Frequently Asked Questions
Q: Can all four channels of the FX2N-4AD be configured for different input ranges simultaneously?
A: Yes. Each of the four channels has an independent range configuration register in the FX2N-4AD’s buffer memory (BFM#0 for channel 1 range, BFM#1 for channel 2 range, etc.). Writing different range codes to each channel’s configuration register via TO instructions enables simultaneous operation of all four channels at different input ranges. For example, BFM#0 = K1 (4–20 mA), BFM#1 = K3 (0–10 VDC), BFM#2 = K1 (4–20 mA), BFM#3 = K2 (0–5 VDC) configures all four channels for different input types simultaneously.

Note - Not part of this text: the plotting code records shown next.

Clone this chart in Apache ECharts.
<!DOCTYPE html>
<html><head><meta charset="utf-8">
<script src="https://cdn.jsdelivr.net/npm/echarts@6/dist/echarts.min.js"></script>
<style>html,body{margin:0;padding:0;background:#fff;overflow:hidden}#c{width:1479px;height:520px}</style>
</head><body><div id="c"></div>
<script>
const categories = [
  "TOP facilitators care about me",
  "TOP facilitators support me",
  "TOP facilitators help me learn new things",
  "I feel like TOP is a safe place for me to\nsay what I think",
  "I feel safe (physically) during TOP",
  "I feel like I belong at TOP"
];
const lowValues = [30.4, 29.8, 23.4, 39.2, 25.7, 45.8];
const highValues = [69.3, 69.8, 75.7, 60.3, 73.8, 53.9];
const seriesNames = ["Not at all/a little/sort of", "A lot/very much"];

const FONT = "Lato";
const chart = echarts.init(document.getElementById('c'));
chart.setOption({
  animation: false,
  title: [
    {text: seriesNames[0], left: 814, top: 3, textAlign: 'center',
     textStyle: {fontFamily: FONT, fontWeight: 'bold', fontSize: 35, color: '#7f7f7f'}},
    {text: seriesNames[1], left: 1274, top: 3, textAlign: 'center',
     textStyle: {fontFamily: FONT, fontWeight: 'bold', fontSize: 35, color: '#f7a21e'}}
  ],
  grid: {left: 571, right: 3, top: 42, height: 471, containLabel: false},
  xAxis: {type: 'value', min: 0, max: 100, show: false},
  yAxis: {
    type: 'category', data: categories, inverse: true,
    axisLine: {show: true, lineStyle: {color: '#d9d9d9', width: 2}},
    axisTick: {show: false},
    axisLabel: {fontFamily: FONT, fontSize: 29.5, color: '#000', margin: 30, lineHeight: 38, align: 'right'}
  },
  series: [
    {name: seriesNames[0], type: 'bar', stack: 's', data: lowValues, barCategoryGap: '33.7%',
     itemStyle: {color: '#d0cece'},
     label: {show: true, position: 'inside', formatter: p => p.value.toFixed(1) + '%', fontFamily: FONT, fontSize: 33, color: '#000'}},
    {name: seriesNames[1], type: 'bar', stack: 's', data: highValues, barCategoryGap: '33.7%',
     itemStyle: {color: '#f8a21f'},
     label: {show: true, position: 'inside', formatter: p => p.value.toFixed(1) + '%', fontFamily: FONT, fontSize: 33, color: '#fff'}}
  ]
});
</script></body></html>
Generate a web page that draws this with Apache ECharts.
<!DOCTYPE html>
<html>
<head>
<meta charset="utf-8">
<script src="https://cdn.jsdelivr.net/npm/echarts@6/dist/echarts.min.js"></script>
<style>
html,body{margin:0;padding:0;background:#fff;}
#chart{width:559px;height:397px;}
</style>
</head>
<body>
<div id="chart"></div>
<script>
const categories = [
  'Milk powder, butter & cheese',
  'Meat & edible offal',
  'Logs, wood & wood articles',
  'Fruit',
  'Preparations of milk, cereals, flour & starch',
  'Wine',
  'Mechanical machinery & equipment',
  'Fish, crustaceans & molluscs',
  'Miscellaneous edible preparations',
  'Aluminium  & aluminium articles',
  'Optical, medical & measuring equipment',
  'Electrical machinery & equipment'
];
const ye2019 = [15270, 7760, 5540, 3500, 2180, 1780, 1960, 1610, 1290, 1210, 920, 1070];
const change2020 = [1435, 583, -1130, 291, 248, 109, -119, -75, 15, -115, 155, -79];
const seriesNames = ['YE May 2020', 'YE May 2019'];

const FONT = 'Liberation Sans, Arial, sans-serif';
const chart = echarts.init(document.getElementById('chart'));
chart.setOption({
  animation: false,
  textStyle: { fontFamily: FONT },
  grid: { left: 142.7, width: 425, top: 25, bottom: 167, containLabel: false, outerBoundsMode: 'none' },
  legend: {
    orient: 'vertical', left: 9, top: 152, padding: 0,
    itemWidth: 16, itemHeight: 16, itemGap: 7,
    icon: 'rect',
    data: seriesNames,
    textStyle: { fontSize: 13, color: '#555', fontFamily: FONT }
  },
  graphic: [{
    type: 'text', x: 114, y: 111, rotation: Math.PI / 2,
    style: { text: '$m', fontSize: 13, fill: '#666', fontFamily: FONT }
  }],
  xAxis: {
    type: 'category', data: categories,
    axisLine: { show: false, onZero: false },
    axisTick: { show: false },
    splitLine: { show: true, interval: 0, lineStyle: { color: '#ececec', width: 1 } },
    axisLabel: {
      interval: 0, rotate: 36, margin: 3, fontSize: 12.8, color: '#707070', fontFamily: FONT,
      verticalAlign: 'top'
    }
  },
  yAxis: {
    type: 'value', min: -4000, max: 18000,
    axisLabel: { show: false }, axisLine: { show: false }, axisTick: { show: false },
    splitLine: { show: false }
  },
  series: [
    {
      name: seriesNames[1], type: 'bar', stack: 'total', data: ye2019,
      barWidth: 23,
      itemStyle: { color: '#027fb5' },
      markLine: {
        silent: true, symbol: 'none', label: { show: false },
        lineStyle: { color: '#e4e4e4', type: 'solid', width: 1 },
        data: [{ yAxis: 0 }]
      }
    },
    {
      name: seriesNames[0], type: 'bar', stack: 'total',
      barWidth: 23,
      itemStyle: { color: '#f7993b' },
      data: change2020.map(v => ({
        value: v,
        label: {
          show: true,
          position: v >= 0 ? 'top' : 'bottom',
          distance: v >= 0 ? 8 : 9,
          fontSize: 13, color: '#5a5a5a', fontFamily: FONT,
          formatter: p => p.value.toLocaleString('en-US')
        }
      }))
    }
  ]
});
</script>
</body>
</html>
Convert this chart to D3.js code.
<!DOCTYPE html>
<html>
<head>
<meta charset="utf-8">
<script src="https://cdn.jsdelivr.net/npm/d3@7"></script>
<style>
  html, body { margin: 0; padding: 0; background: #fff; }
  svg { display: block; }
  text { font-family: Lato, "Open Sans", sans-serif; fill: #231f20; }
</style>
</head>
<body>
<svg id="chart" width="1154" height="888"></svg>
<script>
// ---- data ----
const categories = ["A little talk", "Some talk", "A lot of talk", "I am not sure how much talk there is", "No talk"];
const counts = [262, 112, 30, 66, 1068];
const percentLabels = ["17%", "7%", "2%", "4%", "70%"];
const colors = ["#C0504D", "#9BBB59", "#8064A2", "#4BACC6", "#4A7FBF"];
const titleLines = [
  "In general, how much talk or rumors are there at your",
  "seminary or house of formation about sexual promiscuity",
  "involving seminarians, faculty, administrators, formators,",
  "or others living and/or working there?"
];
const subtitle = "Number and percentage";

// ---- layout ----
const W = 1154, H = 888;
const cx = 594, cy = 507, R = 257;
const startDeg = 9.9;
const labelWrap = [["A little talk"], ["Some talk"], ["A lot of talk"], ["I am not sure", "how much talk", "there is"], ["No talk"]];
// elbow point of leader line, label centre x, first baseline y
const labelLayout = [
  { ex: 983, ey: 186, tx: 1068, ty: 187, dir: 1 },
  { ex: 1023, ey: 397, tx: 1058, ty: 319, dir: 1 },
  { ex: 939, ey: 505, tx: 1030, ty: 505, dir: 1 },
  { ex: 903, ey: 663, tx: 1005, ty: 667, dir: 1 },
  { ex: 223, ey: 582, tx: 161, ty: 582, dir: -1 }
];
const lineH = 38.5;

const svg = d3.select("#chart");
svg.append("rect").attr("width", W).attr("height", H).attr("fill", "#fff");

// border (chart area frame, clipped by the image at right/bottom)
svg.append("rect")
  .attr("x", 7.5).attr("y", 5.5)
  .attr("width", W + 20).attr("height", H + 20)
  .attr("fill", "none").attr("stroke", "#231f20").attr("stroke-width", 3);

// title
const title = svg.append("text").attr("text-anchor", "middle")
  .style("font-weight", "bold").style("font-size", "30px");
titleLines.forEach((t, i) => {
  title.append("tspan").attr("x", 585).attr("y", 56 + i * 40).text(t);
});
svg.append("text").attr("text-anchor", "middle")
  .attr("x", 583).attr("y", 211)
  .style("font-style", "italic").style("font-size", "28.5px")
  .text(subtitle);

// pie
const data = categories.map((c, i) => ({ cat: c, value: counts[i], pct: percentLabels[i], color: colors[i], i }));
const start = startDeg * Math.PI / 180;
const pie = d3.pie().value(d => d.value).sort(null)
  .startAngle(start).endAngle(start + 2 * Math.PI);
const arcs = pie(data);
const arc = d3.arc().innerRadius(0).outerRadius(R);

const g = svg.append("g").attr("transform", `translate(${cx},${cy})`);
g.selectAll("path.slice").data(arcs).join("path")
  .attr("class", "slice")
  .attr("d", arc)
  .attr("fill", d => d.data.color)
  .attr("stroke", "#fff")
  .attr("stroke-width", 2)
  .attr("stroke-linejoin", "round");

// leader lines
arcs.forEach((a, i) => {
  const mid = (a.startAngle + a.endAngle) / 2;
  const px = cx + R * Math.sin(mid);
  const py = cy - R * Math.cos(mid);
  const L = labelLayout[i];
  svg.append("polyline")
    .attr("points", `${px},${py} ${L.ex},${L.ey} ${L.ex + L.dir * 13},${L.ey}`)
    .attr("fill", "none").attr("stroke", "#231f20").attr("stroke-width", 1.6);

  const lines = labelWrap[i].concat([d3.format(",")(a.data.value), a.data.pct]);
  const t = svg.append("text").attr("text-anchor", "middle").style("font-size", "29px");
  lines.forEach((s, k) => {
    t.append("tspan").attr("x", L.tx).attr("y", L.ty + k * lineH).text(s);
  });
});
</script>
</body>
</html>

Q: What is the FX2N-4AD buffer memory address for reading channel 1’s converted value?
A: The FX2N-4AD stores converted channel values in buffer memory from BFM#5 (channel 1 current value) through BFM#8 (channel 4 current value). The FROM instruction syntax for reading channel 1 to D10 is: FROM K0 K5 D10 K1 — where K0 is the module number (0 for the first special function module in the extension bus, incrementing by 1 for each additional module), K5 is the buffer memory number (BFM#5), D10 is the destination data register, and K1 is the number of words to read. Always verify the module number (K0, K1, K2, etc.) corresponds to the FX2N-4AD’s actual position in the extension bus — incorrect module numbers cause the FROM instruction to read the wrong module’s buffer memory.
Q: Does the FX2N-4AD provide any averaging function to reduce input noise?
A: Yes. The FX2N-4AD supports a built-in averaging function that averages a configurable number of consecutive conversion results (1 to 4,096 samples) before reporting the averaged value to BFM#5–8. The averaging count is configured by writing the desired sample count to BFM#0 (average count register) via a TO instruction. Increasing the averaging count reduces noise at the expense of increased response time — an averaging count of 10 introduces approximately 60 ms of response delay (10 samples × 6 ms per channel) but significantly reduces 50/60 Hz noise influence on the reported value.